Na época, a responsabilidade moral de Abe foi muito questionada ao elogiar a líder da igreja, a bilionária sul-coreana, Hak Ja Han Moon (que sucedeu seu marido, morto em 2012) e defender uma entidade que responde por muitos processos judiciais, acusada de forçar seus fiéis a realizarem grandes doações à Igreja da Unificação (atualmente, Federação da Família para a Paz e Unidade Mundial). 

Um dos objetivos desse evento era recrutar novos crentes. A participação de Abe foi logo após à de Donald Trump, um fiel defensor dos princípios propagados pela igreja. 

Seus líderes estão ligados aos grupos de extrema-direita. Os ensinamentos da igreja são uma mistura de anticomunismo e cristianismo. Os princípios centrais do movimento incluem casamentos pré-arranjados, sem homossexualidade ou divórcio e devoção suprema aos “verdadeiros pais”, os líderes da seita. 

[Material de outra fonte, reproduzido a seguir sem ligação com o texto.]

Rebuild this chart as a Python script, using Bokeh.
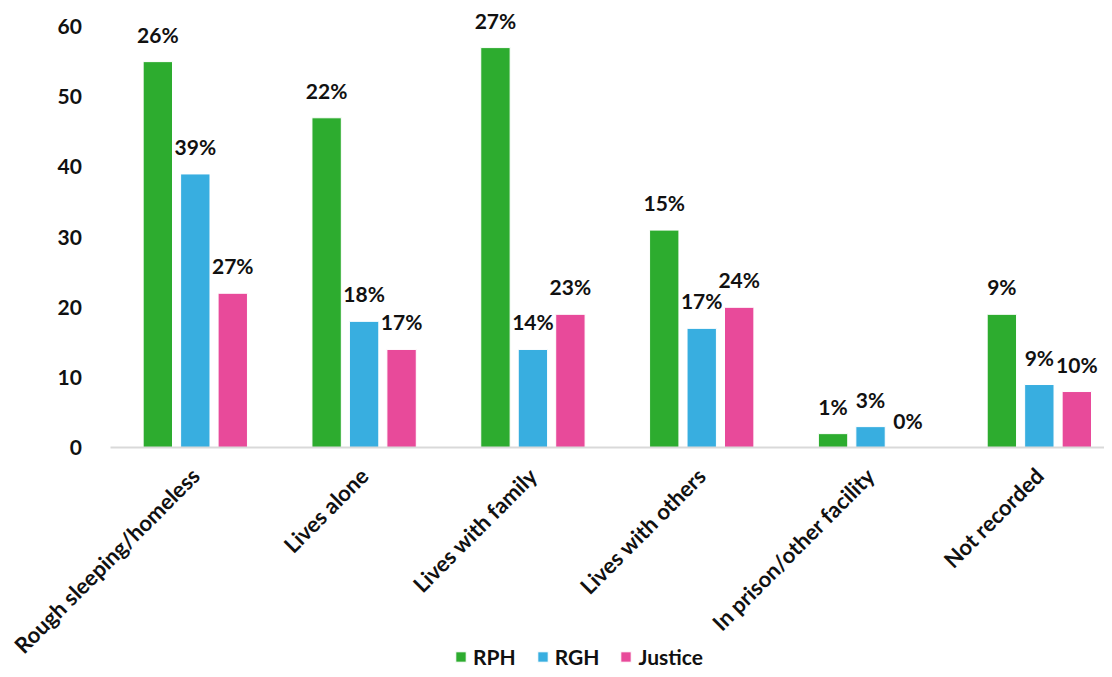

A morte do fundador fragmentou o grupo. O filho mais novo, Hyung Jin “Sean” Moon, afastado da mãe, mantém laços estreitos com a família Trump. Sean Moon é fundador, nos EUA, de uma seita- World Peace and Unification Sanctuary -   que apoia, explicitamente, Trump.   

O próprio Sean liderou um grande contingente de seguidores durante a invasão e cerco ao Capitólio dos EUA, em 6 de janeiro de 2021. Nesse momento, está em turnê pelo Japão, com sua coroa de ouro, adornadas de balas, dando palestras.

No Japão, as organizações de advogados, que representam as ações de práticas fraudulentas de grupos religiosos, solicitam à população que não participe nem apoie os eventos que envolvam os Moonies ou as organizações relacionadas a eles.  

Em 17 de setembro, dias depois desse evento on-line, representantes da rede de advogados divulgaram uma carta aberta de protesto contra Abe, criticando-o por prestar apoio à líder atual da igreja e os impactos negativos que isso poderia acarretar à sociedade japonesa. 

No país de posse de armas praticamente zero, a morte de Abe surpreende e entristece. Mas traz à tona dissabores que os governos e comunidades se recusam a debater: o papel das seitas religiosas nos alicerces sociais e políticos. Talvez seja o momento, pelo menos, no Japão.